What to do ▸ Give all the lines below again, exactly, with no pictures.

** START Data section **

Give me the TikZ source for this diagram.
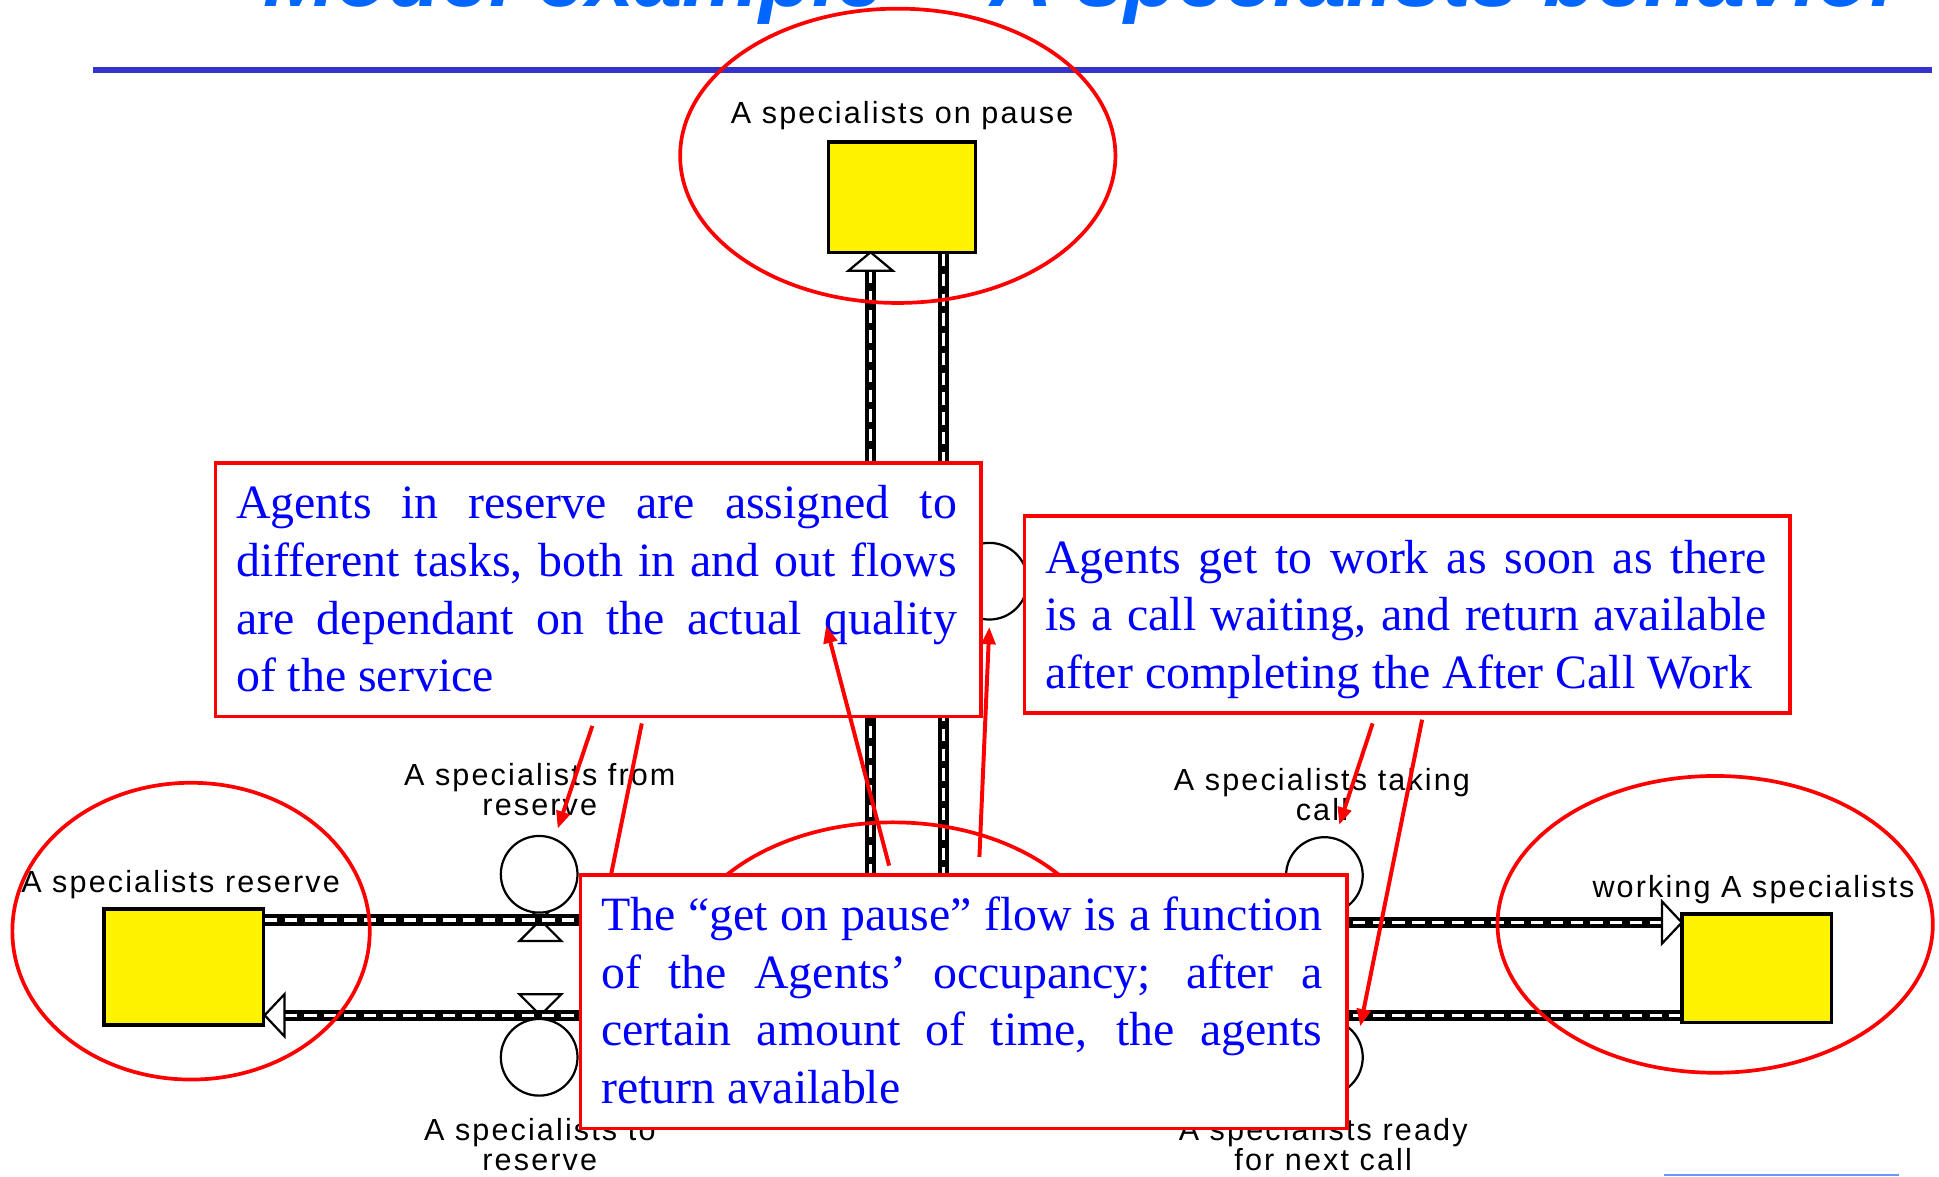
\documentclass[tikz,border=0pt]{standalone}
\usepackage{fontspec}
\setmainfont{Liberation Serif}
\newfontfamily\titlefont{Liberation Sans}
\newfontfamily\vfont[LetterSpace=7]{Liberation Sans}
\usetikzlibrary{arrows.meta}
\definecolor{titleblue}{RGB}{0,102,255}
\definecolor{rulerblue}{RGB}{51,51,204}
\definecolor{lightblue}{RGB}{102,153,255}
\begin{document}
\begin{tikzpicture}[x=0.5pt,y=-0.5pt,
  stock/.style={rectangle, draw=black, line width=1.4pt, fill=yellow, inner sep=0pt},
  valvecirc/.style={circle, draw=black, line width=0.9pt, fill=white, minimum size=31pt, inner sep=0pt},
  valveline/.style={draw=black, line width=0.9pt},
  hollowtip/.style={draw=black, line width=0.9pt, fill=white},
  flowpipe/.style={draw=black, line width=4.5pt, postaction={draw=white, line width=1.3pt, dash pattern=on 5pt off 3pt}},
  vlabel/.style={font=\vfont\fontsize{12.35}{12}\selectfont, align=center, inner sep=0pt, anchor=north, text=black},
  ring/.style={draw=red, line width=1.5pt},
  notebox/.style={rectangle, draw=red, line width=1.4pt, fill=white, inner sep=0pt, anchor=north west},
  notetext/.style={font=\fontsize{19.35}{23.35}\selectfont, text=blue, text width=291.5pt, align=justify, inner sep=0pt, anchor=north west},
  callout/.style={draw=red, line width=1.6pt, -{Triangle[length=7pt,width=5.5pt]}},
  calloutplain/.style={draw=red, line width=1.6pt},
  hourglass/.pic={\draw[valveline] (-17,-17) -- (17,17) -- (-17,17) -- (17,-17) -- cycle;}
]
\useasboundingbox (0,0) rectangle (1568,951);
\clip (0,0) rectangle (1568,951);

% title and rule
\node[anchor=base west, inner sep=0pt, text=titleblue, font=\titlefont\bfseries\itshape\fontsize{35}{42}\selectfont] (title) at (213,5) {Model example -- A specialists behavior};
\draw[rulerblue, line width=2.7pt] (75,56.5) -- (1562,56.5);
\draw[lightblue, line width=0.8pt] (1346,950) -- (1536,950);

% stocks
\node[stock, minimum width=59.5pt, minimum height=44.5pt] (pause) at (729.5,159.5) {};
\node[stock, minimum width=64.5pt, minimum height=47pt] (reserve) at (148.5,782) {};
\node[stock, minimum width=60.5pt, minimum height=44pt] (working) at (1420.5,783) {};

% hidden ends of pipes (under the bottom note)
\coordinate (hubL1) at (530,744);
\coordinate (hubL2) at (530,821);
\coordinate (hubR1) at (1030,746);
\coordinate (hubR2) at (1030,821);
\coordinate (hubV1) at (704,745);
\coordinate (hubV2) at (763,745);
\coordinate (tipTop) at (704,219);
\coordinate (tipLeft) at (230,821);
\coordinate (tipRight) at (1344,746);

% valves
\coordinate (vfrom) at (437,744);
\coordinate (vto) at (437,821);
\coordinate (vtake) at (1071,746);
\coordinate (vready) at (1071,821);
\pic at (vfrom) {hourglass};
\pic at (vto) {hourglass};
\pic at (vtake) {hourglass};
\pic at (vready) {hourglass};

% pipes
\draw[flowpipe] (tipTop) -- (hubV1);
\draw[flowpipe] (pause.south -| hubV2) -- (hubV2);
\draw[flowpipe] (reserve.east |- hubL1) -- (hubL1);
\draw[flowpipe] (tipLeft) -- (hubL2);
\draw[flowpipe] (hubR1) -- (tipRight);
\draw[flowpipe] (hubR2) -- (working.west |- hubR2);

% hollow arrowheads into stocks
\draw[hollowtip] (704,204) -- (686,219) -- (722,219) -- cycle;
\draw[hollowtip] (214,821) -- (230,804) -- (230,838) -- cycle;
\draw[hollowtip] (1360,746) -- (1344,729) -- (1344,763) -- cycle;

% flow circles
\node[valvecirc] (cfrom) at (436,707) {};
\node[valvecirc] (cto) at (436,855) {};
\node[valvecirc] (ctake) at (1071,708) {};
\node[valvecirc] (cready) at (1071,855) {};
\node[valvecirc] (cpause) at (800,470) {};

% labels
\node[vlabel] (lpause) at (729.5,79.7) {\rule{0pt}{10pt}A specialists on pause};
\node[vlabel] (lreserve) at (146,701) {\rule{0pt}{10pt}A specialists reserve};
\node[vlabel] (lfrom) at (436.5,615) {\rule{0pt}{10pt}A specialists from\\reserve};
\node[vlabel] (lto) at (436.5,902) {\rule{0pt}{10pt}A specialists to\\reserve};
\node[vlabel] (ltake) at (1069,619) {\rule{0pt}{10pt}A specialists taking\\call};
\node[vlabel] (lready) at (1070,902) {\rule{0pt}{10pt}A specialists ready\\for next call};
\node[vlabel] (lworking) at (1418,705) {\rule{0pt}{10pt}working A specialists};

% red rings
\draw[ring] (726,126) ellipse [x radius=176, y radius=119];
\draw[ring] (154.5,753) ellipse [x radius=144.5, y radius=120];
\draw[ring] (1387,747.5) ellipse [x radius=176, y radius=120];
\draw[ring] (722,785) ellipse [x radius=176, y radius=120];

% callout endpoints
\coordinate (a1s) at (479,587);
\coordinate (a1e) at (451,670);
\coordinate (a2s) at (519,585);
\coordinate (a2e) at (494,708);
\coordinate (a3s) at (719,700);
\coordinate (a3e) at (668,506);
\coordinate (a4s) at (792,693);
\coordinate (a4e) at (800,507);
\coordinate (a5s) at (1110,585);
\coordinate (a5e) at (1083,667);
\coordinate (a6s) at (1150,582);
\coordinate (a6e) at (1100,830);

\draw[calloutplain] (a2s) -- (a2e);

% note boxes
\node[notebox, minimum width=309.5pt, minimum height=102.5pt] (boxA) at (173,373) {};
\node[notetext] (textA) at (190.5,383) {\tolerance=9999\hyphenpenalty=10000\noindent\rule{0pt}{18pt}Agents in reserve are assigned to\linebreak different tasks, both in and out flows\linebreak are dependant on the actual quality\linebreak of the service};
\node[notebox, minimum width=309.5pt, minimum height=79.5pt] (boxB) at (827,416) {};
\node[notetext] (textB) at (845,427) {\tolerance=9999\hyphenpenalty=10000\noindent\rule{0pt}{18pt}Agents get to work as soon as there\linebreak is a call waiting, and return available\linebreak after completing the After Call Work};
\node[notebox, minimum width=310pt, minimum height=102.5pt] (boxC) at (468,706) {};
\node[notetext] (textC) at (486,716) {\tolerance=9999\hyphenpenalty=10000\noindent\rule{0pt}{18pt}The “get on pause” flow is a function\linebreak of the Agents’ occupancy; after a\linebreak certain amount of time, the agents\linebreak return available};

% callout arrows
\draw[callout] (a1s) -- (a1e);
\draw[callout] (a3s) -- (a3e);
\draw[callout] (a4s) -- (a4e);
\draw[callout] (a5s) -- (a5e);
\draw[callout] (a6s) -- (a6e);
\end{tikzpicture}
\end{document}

** END Data section **

Full output ▸
Give me the TikZ source for this diagram.
\documentclass[tikz,border=0pt]{standalone}
\usepackage{fontspec}
\setmainfont{Liberation Serif}
\newfontfamily\titlefont{Liberation Sans}
\newfontfamily\vfont[LetterSpace=7]{Liberation Sans}
\usetikzlibrary{arrows.meta}
\definecolor{titleblue}{RGB}{0,102,255}
\definecolor{rulerblue}{RGB}{51,51,204}
\definecolor{lightblue}{RGB}{102,153,255}
\begin{document}
\begin{tikzpicture}[x=0.5pt,y=-0.5pt,
  stock/.style={rectangle, draw=black, line width=1.4pt, fill=yellow, inner sep=0pt},
  valvecirc/.style={circle, draw=black, line width=0.9pt, fill=white, minimum size=31pt, inner sep=0pt},
  valveline/.style={draw=black, line width=0.9pt},
  hollowtip/.style={draw=black, line width=0.9pt, fill=white},
  flowpipe/.style={draw=black, line width=4.5pt, postaction={draw=white, line width=1.3pt, dash pattern=on 5pt off 3pt}},
  vlabel/.style={font=\vfont\fontsize{12.35}{12}\selectfont, align=center, inner sep=0pt, anchor=north, text=black},
  ring/.style={draw=red, line width=1.5pt},
  notebox/.style={rectangle, draw=red, line width=1.4pt, fill=white, inner sep=0pt, anchor=north west},
  notetext/.style={font=\fontsize{19.35}{23.35}\selectfont, text=blue, text width=291.5pt, align=justify, inner sep=0pt, anchor=north west},
  callout/.style={draw=red, line width=1.6pt, -{Triangle[length=7pt,width=5.5pt]}},
  calloutplain/.style={draw=red, line width=1.6pt},
  hourglass/.pic={\draw[valveline] (-17,-17) -- (17,17) -- (-17,17) -- (17,-17) -- cycle;}
]
\useasboundingbox (0,0) rectangle (1568,951);
\clip (0,0) rectangle (1568,951);

% title and rule
\node[anchor=base west, inner sep=0pt, text=titleblue, font=\titlefont\bfseries\itshape\fontsize{35}{42}\selectfont] (title) at (213,5) {Model example -- A specialists behavior};
\draw[rulerblue, line width=2.7pt] (75,56.5) -- (1562,56.5);
\draw[lightblue, line width=0.8pt] (1346,950) -- (1536,950);

% stocks
\node[stock, minimum width=59.5pt, minimum height=44.5pt] (pause) at (729.5,159.5) {};
\node[stock, minimum width=64.5pt, minimum height=47pt] (reserve) at (148.5,782) {};
\node[stock, minimum width=60.5pt, minimum height=44pt] (working) at (1420.5,783) {};

% hidden ends of pipes (under the bottom note)
\coordinate (hubL1) at (530,744);
\coordinate (hubL2) at (530,821);
\coordinate (hubR1) at (1030,746);
\coordinate (hubR2) at (1030,821);
\coordinate (hubV1) at (704,745);
\coordinate (hubV2) at (763,745);
\coordinate (tipTop) at (704,219);
\coordinate (tipLeft) at (230,821);
\coordinate (tipRight) at (1344,746);

% valves
\coordinate (vfrom) at (437,744);
\coordinate (vto) at (437,821);
\coordinate (vtake) at (1071,746);
\coordinate (vready) at (1071,821);
\pic at (vfrom) {hourglass};
\pic at (vto) {hourglass};
\pic at (vtake) {hourglass};
\pic at (vready) {hourglass};

% pipes
\draw[flowpipe] (tipTop) -- (hubV1);
\draw[flowpipe] (pause.south -| hubV2) -- (hubV2);
\draw[flowpipe] (reserve.east |- hubL1) -- (hubL1);
\draw[flowpipe] (tipLeft) -- (hubL2);
\draw[flowpipe] (hubR1) -- (tipRight);
\draw[flowpipe] (hubR2) -- (working.west |- hubR2);

% hollow arrowheads into stocks
\draw[hollowtip] (704,204) -- (686,219) -- (722,219) -- cycle;
\draw[hollowtip] (214,821) -- (230,804) -- (230,838) -- cycle;
\draw[hollowtip] (1360,746) -- (1344,729) -- (1344,763) -- cycle;

% flow circles
\node[valvecirc] (cfrom) at (436,707) {};
\node[valvecirc] (cto) at (436,855) {};
\node[valvecirc] (ctake) at (1071,708) {};
\node[valvecirc] (cready) at (1071,855) {};
\node[valvecirc] (cpause) at (800,470) {};

% labels
\node[vlabel] (lpause) at (729.5,79.7) {\rule{0pt}{10pt}A specialists on pause};
\node[vlabel] (lreserve) at (146,701) {\rule{0pt}{10pt}A specialists reserve};
\node[vlabel] (lfrom) at (436.5,615) {\rule{0pt}{10pt}A specialists from\\reserve};
\node[vlabel] (lto) at (436.5,902) {\rule{0pt}{10pt}A specialists to\\reserve};
\node[vlabel] (ltake) at (1069,619) {\rule{0pt}{10pt}A specialists taking\\call};
\node[vlabel] (lready) at (1070,902) {\rule{0pt}{10pt}A specialists ready\\for next call};
\node[vlabel] (lworking) at (1418,705) {\rule{0pt}{10pt}working A specialists};

% red rings
\draw[ring] (726,126) ellipse [x radius=176, y radius=119];
\draw[ring] (154.5,753) ellipse [x radius=144.5, y radius=120];
\draw[ring] (1387,747.5) ellipse [x radius=176, y radius=120];
\draw[ring] (722,785) ellipse [x radius=176, y radius=120];

% callout endpoints
\coordinate (a1s) at (479,587);
\coordinate (a1e) at (451,670);
\coordinate (a2s) at (519,585);
\coordinate (a2e) at (494,708);
\coordinate (a3s) at (719,700);
\coordinate (a3e) at (668,506);
\coordinate (a4s) at (792,693);
\coordinate (a4e) at (800,507);
\coordinate (a5s) at (1110,585);
\coordinate (a5e) at (1083,667);
\coordinate (a6s) at (1150,582);
\coordinate (a6e) at (1100,830);

\draw[calloutplain] (a2s) -- (a2e);

% note boxes
\node[notebox, minimum width=309.5pt, minimum height=102.5pt] (boxA) at (173,373) {};
\node[notetext] (textA) at (190.5,383) {\tolerance=9999\hyphenpenalty=10000\noindent\rule{0pt}{18pt}Agents in reserve are assigned to\linebreak different tasks, both in and out flows\linebreak are dependant on the actual quality\linebreak of the service};
\node[notebox, minimum width=309.5pt, minimum height=79.5pt] (boxB) at (827,416) {};
\node[notetext] (textB) at (845,427) {\tolerance=9999\hyphenpenalty=10000\noindent\rule{0pt}{18pt}Agents get to work as soon as there\linebreak is a call waiting, and return available\linebreak after completing the After Call Work};
\node[notebox, minimum width=310pt, minimum height=102.5pt] (boxC) at (468,706) {};
\node[notetext] (textC) at (486,716) {\tolerance=9999\hyphenpenalty=10000\noindent\rule{0pt}{18pt}The “get on pause” flow is a function\linebreak of the Agents’ occupancy; after a\linebreak certain amount of time, the agents\linebreak return available};

% callout arrows
\draw[callout] (a1s) -- (a1e);
\draw[callout] (a3s) -- (a3e);
\draw[callout] (a4s) -- (a4e);
\draw[callout] (a5s) -- (a5e);
\draw[callout] (a6s) -- (a6e);
\end{tikzpicture}
\end{document}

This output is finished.